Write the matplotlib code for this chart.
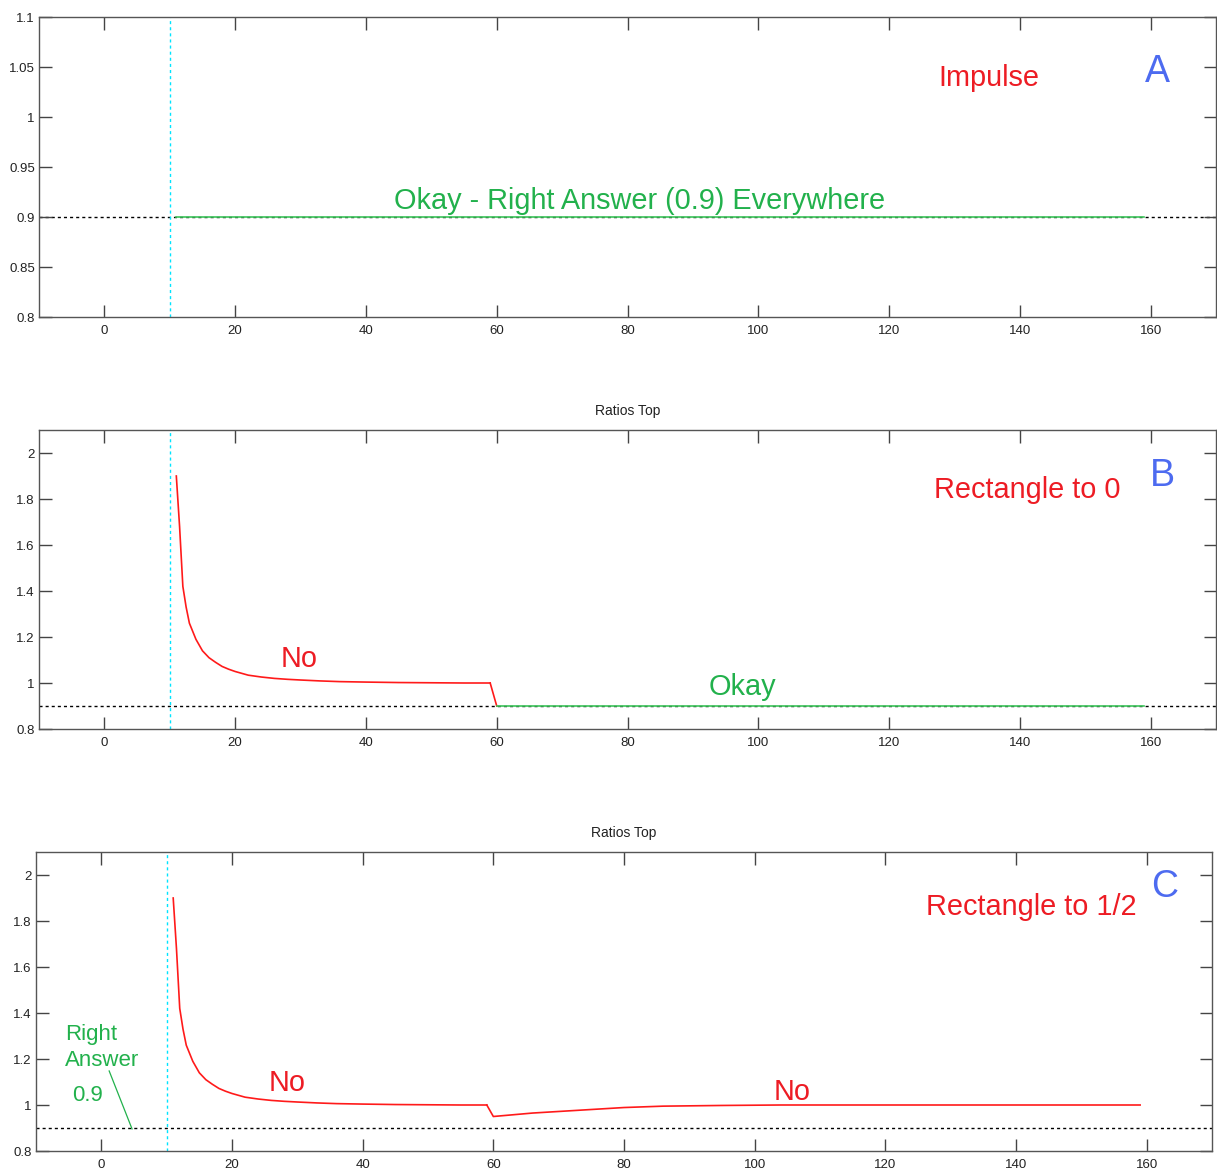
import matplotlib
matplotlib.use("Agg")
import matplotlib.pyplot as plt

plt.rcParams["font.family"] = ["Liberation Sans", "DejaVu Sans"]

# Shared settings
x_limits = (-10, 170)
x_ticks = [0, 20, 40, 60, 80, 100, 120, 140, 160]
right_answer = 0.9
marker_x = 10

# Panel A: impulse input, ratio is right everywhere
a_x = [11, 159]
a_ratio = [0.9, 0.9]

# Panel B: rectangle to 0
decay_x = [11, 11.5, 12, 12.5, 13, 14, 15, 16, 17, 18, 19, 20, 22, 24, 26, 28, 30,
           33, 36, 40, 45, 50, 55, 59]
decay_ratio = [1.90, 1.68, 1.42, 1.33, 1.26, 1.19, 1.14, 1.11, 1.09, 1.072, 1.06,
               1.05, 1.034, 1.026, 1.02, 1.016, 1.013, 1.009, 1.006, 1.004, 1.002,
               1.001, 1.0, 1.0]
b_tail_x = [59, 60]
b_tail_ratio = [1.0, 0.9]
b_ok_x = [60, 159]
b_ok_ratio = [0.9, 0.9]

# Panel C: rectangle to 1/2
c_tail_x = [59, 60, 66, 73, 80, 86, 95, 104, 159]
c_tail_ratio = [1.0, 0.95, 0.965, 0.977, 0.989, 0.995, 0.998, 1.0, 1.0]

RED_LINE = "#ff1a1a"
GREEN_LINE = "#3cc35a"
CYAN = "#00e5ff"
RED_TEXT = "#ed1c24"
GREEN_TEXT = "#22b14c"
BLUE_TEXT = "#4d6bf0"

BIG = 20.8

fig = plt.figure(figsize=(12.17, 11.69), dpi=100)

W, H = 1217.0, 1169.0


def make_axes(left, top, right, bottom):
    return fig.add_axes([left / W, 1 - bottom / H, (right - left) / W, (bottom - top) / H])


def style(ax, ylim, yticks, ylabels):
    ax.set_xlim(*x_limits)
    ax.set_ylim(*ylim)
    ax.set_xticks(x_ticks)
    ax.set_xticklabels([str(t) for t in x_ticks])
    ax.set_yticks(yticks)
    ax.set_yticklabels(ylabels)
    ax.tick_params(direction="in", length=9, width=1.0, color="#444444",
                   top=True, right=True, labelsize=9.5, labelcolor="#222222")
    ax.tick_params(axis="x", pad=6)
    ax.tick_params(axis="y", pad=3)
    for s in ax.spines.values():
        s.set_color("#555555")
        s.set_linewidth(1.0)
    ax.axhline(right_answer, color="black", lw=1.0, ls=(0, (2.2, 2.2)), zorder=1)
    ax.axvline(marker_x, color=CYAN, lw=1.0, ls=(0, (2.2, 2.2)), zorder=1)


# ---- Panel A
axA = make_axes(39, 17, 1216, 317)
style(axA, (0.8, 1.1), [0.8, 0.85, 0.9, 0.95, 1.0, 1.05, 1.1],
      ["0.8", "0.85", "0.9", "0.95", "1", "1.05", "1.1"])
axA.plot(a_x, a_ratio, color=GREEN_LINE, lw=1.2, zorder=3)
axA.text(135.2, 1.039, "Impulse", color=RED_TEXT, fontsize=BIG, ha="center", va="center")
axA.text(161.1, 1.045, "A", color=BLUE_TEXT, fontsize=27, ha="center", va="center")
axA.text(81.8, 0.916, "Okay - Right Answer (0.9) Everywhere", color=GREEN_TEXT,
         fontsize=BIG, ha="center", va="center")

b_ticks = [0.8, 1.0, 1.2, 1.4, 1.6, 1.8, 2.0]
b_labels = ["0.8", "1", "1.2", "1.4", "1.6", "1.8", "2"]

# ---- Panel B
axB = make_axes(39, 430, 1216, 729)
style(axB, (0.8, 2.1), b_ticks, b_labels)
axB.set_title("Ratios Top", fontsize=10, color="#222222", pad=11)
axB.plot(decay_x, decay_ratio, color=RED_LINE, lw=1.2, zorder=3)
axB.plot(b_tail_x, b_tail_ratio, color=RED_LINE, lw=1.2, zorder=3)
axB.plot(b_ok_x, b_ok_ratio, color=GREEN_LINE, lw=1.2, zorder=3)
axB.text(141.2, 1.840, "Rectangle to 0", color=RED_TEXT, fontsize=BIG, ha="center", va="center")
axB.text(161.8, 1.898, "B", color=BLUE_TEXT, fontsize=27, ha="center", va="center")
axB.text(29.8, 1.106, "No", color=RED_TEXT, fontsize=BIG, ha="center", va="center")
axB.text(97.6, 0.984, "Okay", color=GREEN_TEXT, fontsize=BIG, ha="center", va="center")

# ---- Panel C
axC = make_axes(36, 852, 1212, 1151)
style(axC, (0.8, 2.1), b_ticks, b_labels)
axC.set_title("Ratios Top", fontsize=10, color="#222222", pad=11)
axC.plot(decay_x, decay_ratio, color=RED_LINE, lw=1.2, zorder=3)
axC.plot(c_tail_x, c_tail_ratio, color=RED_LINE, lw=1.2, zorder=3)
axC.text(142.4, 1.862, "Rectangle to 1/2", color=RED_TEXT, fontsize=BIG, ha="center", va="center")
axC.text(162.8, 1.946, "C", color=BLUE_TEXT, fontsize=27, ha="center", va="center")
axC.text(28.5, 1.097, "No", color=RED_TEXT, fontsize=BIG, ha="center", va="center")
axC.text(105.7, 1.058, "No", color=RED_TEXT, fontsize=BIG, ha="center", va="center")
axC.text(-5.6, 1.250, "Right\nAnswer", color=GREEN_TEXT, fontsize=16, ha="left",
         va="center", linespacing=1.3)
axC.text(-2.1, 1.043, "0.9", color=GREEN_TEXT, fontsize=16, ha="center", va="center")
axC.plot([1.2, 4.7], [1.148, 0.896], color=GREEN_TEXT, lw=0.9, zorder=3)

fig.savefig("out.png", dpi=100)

EXERCISE GOAL
Leave out the pictures and repeat exactly the lines from the start of the material through the line that contains "a_ratio = [0.9, 0.9]", both included.

COMPLETED EXERCISE
Write the matplotlib code for this chart.
import matplotlib
matplotlib.use("Agg")
import matplotlib.pyplot as plt

plt.rcParams["font.family"] = ["Liberation Sans", "DejaVu Sans"]

# Shared settings
x_limits = (-10, 170)
x_ticks = [0, 20, 40, 60, 80, 100, 120, 140, 160]
right_answer = 0.9
marker_x = 10

# Panel A: impulse input, ratio is right everywhere
a_x = [11, 159]
a_ratio = [0.9, 0.9]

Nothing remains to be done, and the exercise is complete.